A month or so back Grade 2 were at Wembley arena opening for Rancid, so they’re used to punk rock legends, plus 3500 or so in the new Halls ain’t going to phase them. More than that, though, the Isle Of Wight based four piece are excellent. At one point in their set they play a cover of The Misfits’ “Where Eagles Dare” and then they do one of their own in “Tired Of It” (a co-write with Tim Armstrong – which probably answers how they got on Rancid’s radar) their sound is closer to Operation Ivy than the former, though, and there’s a real skill in their melodies. This is authentic, working class punk rock, as “Brassic” proves, and Grade 2 – as they underline again with the title track of their new album – “Graveyard Island” are a band to watch. After years of hard slog, things are looking up for the Isle Of Wight’s finest. It could be quite a Ryde (sorry!)
There’s always a moment in Bob Vylan gigs where you can feel the tension. Here there’s two. First the frontman (both of them are called Bobbie Vylan) reckons that “we at Bob Vylan Enterprises believe the only good pig is a dead pig” before they play “Pulled Pork” then before “England’s Ending” he says this: “the Sex Pistols sang ‘God Save The Queen’ we say ‘kill the king and arrest his paedophile brother”. He’d said something similar when they played with The Offspring 18 months back.
Still think music can’t shock? No one told these two.
I believe that BV are one of the most vital bands in Britain. No one uses words like them, no one tells the stories they do, and yes, no one works with such a threat of violence.
There’s various points in the set, notably the brilliant “I Heard You Want Your Country Back” and “Pretty Songs” where they attack racism with such laser-guided hate its scary, the singer waves round a cricket bat in “C.S.G.B” and they’ve got the best song released in years in “Take That”.
“The Delicate Nature” sees Bob the singer, climb onto the tiered seats to make his exit, he walks past where I’m sat. He’s big, imposing and yet confident.
He knows too, that for every new fan here, he’s made an enemy, and that’s fine. Because either way, they’ve got a reaction. Bob Vylan are stunning. Simple as that.
Billy Idol is about two thirds of the way through “My Way” – which acts as the main set closer here – and I happen to notice a woman, I’ll be kind and say she’s maybe late 50s, come back to her seat at the end of the row I’m on. He’s doing the bit about “I shot it up, or kicked it out” and she sits down by what I assume is her husband and snarls the words.
Just for an hour and a quarter, she’s the sneering punk rocker she used to be, and deep down still is.
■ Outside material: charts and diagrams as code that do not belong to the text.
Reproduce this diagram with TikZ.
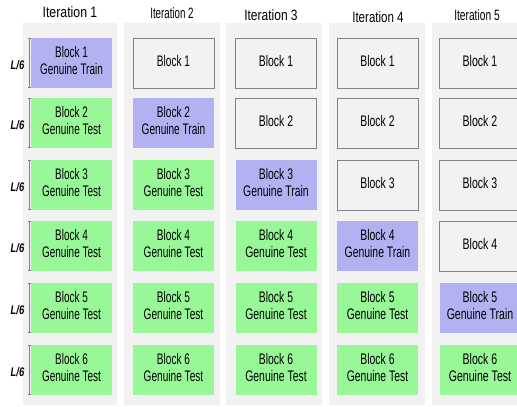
\documentclass[tikz,border=0pt]{standalone}
\usepackage{fontspec}
\usepackage{graphicx}
\setmainfont{Liberation Sans}
\newfontfamily\sizefont{Liberation Sans}[FakeStretch=0.75]
\usetikzlibrary{arrows.meta}

\definecolor{panelgray}{RGB}{242,242,242}
\definecolor{edgegray}{RGB}{130,130,130}
\definecolor{trainblue}{RGB}{178,178,242}
\definecolor{testgreen}{RGB}{152,248,152}

% narrow text: horizontal squeeze of centred lines
\newcommand{\narrowtext}[2]{\scalebox{#1}[1]{\begin{tabular}{@{}c@{}}#2\end{tabular}}}

\begin{document}
\begin{tikzpicture}
[x=1pt,y=-1pt,
  blockDecorate/.style={shape=rectangle,minimum width=81pt,minimum height=50pt,
    inner sep=0pt,align=center},
  blankblock/.style={blockDecorate,fill=panelgray,draw=edgegray,line width=0.7pt},
  trainblock/.style={blockDecorate,fill=trainblue},
  testblock/.style={blockDecorate,fill=testgreen},
  headDecorate/.style={inner sep=0pt,font=\fontsize{15}{15}\selectfont},
  sizeDecorate/.style={inner sep=0pt,font=\sizefont\fontsize{12.5}{14}\selectfont\bfseries\itshape},
  braceDecorate/.style={draw=gray,line width=0.5pt,{Bar[width=2pt,length=0.6pt]}-{Bar[width=2pt,length=0.6pt]}}]
\useasboundingbox (0,0) rectangle (517,407);
\fill[white] (0,0) rectangle (517,407);
%% gray column panels
\foreach \xa/\xb in {23/117, 124/220, 226/322, 329/425, 432/525}
{
  \fill[panelgray] (\xa,23) rectangle (\xb,405);
}
%% iteration headers
\foreach \c/\x/\y/\sx in {1/70/12/0.82, 2/172/13/0.65, 3/271/15.5/0.80, 4/378/17/0.77, 5/477/15/0.68}
{
  \node (it\c) at (\x,\y) [headDecorate] {\scalebox{\sx}[1]{Iteration \c}};
}
%% blocks: kept out, train, test
\foreach \c/\x/\sx in {1/71.5/0.65, 2/173.5/0.66, 3/276/0.68, 4/377.5/0.68, 5/480/0.69}
{
  \foreach \r/\y in {1/63, 2/123, 3/185, 4/246, 5/308, 6/370}
  {
    \ifnum\r<\c
      \node (b\c\r) at (\x,\y) [blankblock,font=\fontsize{15.3}{17}\selectfont] {\narrowtext{\sx}{Block \r}};
    \else\ifnum\r=\c
      \node (b\c\r) at (\x,\y) [trainblock,font=\fontsize{15.3}{17}\selectfont] {\narrowtext{\sx}{Block \r\\Genuine Train}};
    \else
      \node (b\c\r) at (\x,\y) [testblock,font=\fontsize{15.3}{17}\selectfont] {\narrowtext{\sx}{Block \r\\Genuine Test}};
    \fi\fi
  }
}
%% block size marks on the left
\foreach \r/\y in {1/63, 2/123, 3/185, 4/246, 5/308, 6/370}
{
  \node (len\r) at (17.5,\y+2) [sizeDecorate] {L/6};
  \coordinate (top\r) at (29,\y-25);
  \coordinate (bot\r) at (29,\y+25);
  \draw[braceDecorate] (top\r) -- (bot\r);
}
\end{tikzpicture}
\end{document}
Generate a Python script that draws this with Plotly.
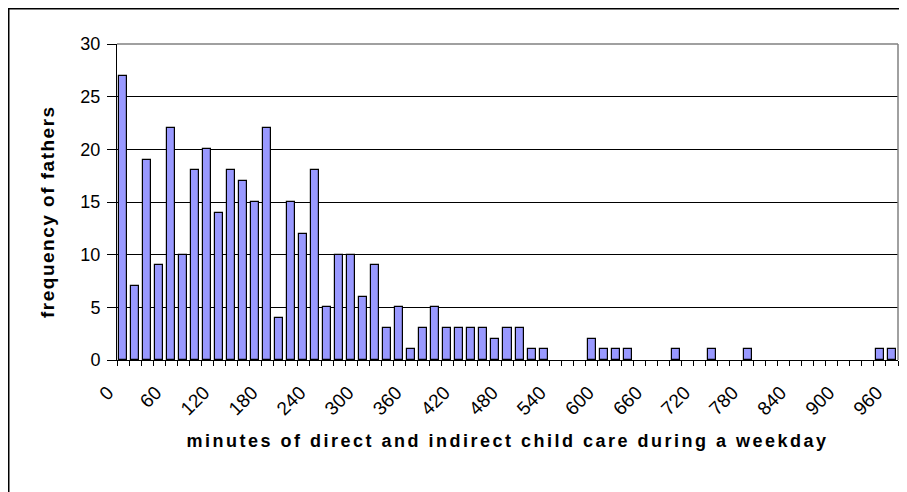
import plotly.graph_objects as go

# Data
minutes = [0, 15, 30, 45, 60, 75, 90, 105, 120, 135, 150, 165, 180, 195, 210, 225,
           240, 255, 270, 285, 300, 315, 330, 345, 360, 375, 390, 405, 420, 435, 450, 465,
           480, 495, 510, 525, 540, 555, 570, 585, 600, 615, 630, 645, 660, 675, 690, 705,
           720, 735, 750, 765, 780, 795, 810, 825, 840, 855, 870, 885, 900, 915, 930, 945, 960]
fathers = [27, 7, 19, 9, 22, 10, 18, 20, 14, 18, 17, 15, 22, 4, 15, 12,
           18, 5, 10, 10, 6, 9, 3, 5, 1, 3, 5, 3, 3, 3, 3, 2,
           3, 3, 1, 1, 0, 0, 0, 2, 1, 1, 1, 0, 0, 0, 1, 0,
           0, 1, 0, 0, 1, 0, 0, 0, 0, 0, 0, 0, 0, 0, 0, 1, 1]
x_tick_vals = [0, 60, 120, 180, 240, 300, 360, 420, 480, 540, 600, 660, 720, 780, 840, 900, 960]
x_tick_text = ["0", "60", "120", "180", "240", "300", "360", "420", "480", "540",
               "600", "660", "720", "780", "840", "900", "960"]
y_tick_vals = [0, 5, 10, 15, 20, 25, 30]

FONT = "Liberation Sans, Arial, sans-serif"
STEP = 15  # category width in minutes
# Excel-style category axis: tick marks sit on the category boundaries,
# labels belong to the category to the right of the boundary
boundaries = [m - STEP / 2 for m in minutes] + [minutes[-1] + STEP / 2]
label_of = dict(zip(x_tick_vals, x_tick_text))
boundary_text = [label_of.get(b + STEP / 2, "") for b in boundaries]
x_range = [boundaries[0], boundaries[-1]]

fig = go.Figure()
fig.add_trace(go.Bar(
    x=minutes, y=fathers, width=STEP * 2 / 3,
    marker=dict(color="#9999FF",
                line=dict(color="#000000", width=[1.2 if v > 0 else 0 for v in fathers])),
))

# page body has an 8px margin; figure geometry is set relative to it
W, H = 899, 484
L, R, T, B = 109, 9, 36, 132
pw, ph = W - L - R, H - T - B

def px_x(px):
    return (px - L) / pw

def px_y(py):
    return (H - B - py) / ph

fig.update_layout(
    width=W, height=H,
    margin=dict(l=L, r=R, t=T, b=B, autoexpand=False),
    paper_bgcolor="white", plot_bgcolor="white",
    showlegend=False,
    bargap=0,
    font=dict(family=FONT, size=17, color="#000000"),
    xaxis=dict(
        type="linear", range=x_range,
        tickmode="array", tickvals=boundaries, ticktext=boundary_text,
        ticks="outside", ticklen=5, tickcolor="#000000", tickwidth=1,
        tickangle=-45, ticklabelstandoff=8, ticklabelshift=-9,
        showgrid=False, zeroline=False,
        showline=True, linecolor="#000000", linewidth=1,
        tickfont=dict(family=FONT, size=19),
        title=dict(text='<span style="letter-spacing:2.5px">minutes of direct and indirect child care during a weekday</span>',
                   font=dict(family=FONT, size=18, weight="bold"), standoff=16),
        automargin=False,
    ),
    yaxis=dict(
        range=[0, 30], tickmode="array", tickvals=y_tick_vals,
        ticks="outside", ticklen=9, tickcolor="#000000", ticklabelstandoff=3,
        showgrid=True, gridcolor="#000000", gridwidth=1,
        zeroline=False,
        showline=True, linecolor="#000000", linewidth=1,
        tickfont=dict(family=FONT, size=18),
        automargin=False,
    ),
)

# y-axis title
fig.add_annotation(
    text='<span style="letter-spacing:1.5px">frequency of fathers</span>',
    xref="paper", yref="paper", x=px_x(40), y=px_y(204),
    xanchor="center", yanchor="middle", textangle=-90, showarrow=False,
    font=dict(family=FONT, size=19, weight="bold", color="#000000"),
)

# plot-area border (top and right in grey)
fig.add_shape(type="line", xref="paper", yref="paper", x0=0, x1=1, y0=1, y1=1,
              line=dict(color="#808080", width=1.5))
fig.add_shape(type="line", xref="paper", yref="paper", x0=1, x1=1, y0=0, y1=1,
              line=dict(color="#808080", width=1.5))
# outer chart border (left and top visible)
fig.add_shape(type="rect", xref="paper", yref="paper",
              x0=px_x(0.5), x1=px_x(W + 20), y0=px_y(H + 20), y1=px_y(0.5),
              line=dict(color="#000000", width=2), fillcolor="rgba(0,0,0,0)", layer="above")

fig.write_html("out.html")
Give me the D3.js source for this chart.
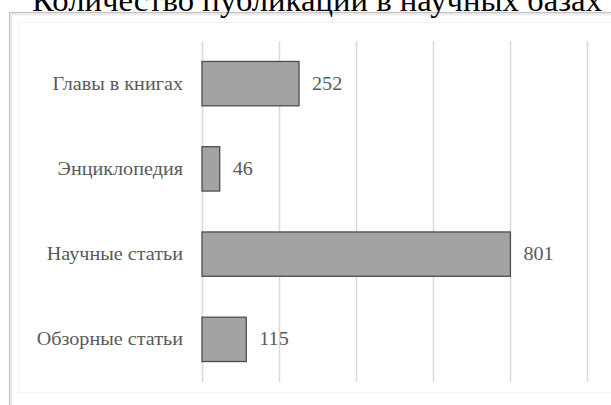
<!DOCTYPE html>
<html>
<head>
<meta charset="utf-8">
<script src="https://cdn.jsdelivr.net/npm/d3@7"></script>
<style>
  body { margin: 0; background: #fff; }
  svg { display: block; }
</style>
</head>
<body>
<svg id="chart" width="611" height="405"></svg>
<script>
let title = "Количество публикаций в научных базах";
let categories = ["Главы в книгах", "Энциклопедия", "Научные статьи", "Обзорные статьи"];
let values = [252, 46, 801, 115];
let xTicks = [0, 200, 400, 600, 800, 1000];

let width = 611, height = 405;
let plot = { left: 202, right: 587, top: 41, bottom: 382 }; // inner plot area

let svg = d3.select("#chart");

// outer chart frame (runs off the right / bottom edge of the page)
svg.append("rect")
    .attr("x", 11).attr("y", 14)
    .attr("width", 700).attr("height", 500)
    .attr("fill", "none")
    .attr("stroke", "#ececec")
    .attr("stroke-width", 3);
svg.append("rect")
    .attr("x", 9.5).attr("y", 12.5)
    .attr("width", 700).attr("height", 500)
    .attr("fill", "none")
    .attr("stroke", "#c4c4c4")
    .attr("stroke-width", 1.2);
svg.append("rect") // faint inner plot frame
    .attr("x", 18.5).attr("y", 22.5)
    .attr("width", 700).attr("height", 370)
    .attr("fill", "none")
    .attr("stroke", "#f3f3f3");

// title, cut off at the top of the page
svg.append("text")
    .attr("x", 317)
    .attr("y", 11)
    .attr("text-anchor", "middle")
    .attr("textLength", 570)
    .attr("lengthAdjust", "spacingAndGlyphs")
    .style("font-family", "'Liberation Serif', 'Times New Roman', serif")
    .style("font-size", "31px")
    .style("fill", "#000")
    .text(title);

let x = d3.scaleLinear()
    .domain([0, 1000])
    .range([plot.left, plot.right]);

let y = d3.scaleBand()
    .domain(categories)
    .range([plot.top, plot.bottom])
    .paddingInner(0.48)
    .paddingOuter(0.24);

// vertical gridlines
svg.append("g")
    .attr("transform", "translate(0," + plot.bottom + ")")
    .call(d3.axisBottom(x).tickValues(xTicks).tickSize(plot.bottom - plot.top).tickFormat(""))
    .call(g => g.select(".domain").remove())
    .call(g => g.selectAll("line")
        .attr("transform", "translate(0," + -(plot.bottom - plot.top) + ")")
        .attr("stroke", "#d9d9d9")
        .attr("stroke-width", 1.5));

// bars
svg.append("g").selectAll("rect")
    .data(values)
    .join("rect")
    .attr("x", x(0))
    .attr("y", (d, i) => y(categories[i]))
    .attr("width", d => x(d) - x(0))
    .attr("height", y.bandwidth())
    .attr("fill", "#a3a3a3")
    .attr("stroke", "#4d4d4d")
    .attr("stroke-width", 1.3);

let labelFont = "'Liberation Serif', 'Times New Roman', serif";

// category labels
svg.append("g").selectAll("text")
    .data(categories)
    .join("text")
    .attr("transform", d => "translate(183," + (y(d) + y.bandwidth() / 2 + 6) + ") scale(1.12,1)")
    .attr("text-anchor", "end")
    .style("font-family", labelFont)
    .style("font-size", "18px")
    .style("fill", "#5a5a5a")
    .text(d => d);

// value labels
svg.append("g").selectAll("text")
    .data(values)
    .join("text")
    .attr("transform", (d, i) => "translate(" + (x(d) + 13) + "," + (y(categories[i]) + y.bandwidth() / 2 + 6) + ") scale(1.12,1)")
    .style("font-family", labelFont)
    .style("font-size", "18px")
    .style("fill", "#5a5a5a")
    .text(d => d);
</script>
</body>
</html>
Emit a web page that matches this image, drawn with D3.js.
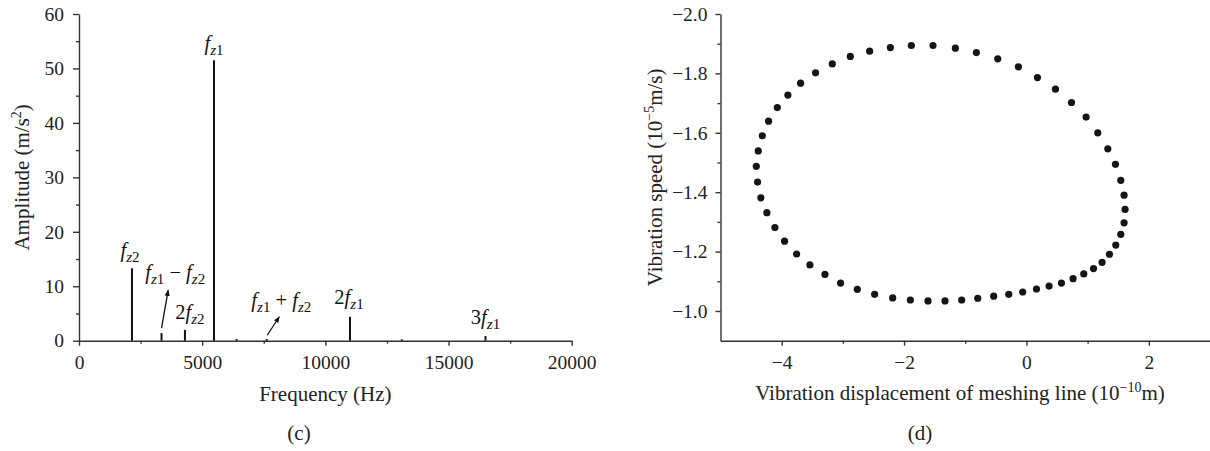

She – and everyone else like her – is why Generation Sex matters.
So it is that Billy Idol, Tony James, Steve Jones and Paul Cook arrive on stage, Interestingly with nothing approaching fanfare, with “Pretty Vacant”, but those first two men named above, and the first part of their name are just as important as the “Pistols” missing word.
This is an equal split between Generation X and the other mob, and “Wild Youth” “Kiss Me Deadly” (“we never had much chance to play these songs” reckons Idol) and “Dancing With Myself” – which Idol had included in last years set when he toured solo – are magnificent.
But there are those of us in the crowd (and it has to be said there’s a good minority) who didn’t get chance to see any punk first time around, and for whom the likes of “Bodies”, “Black Leather”, “Silly Thing” and “God Save The Queen” have been staples throughout the decades growing up. Seeing them here, you can only imagine the excitement back then.
The band, though, are great. For all of Jones’ protests that when he plays lead he doesn’t know what he’s doing, the riffs keep coming. Cook is having fun, James behind his dark glasses looks cool, and then there’s Idol. He’s one of the great frontmen and he does it with ease here.
After the aforementioned “….Way” comes an encore of a vicious (pun unintended) “Problems”, “(I’m Not Your) Stepping Stone” and the “Great Rock N Roll Swindle”.
That chorus: “The greatest rock’n’roll swindle/The time is right to do it now” hangs heavy in the air, and it could have been that. It isn’t, nowhere near.
And OK, they aren’t “the future, your future” anymore. Even they know that, but this is far from a swindle, rock n roll or otherwise.
No one feels cheated, but they did have fun, and that’s all this was for.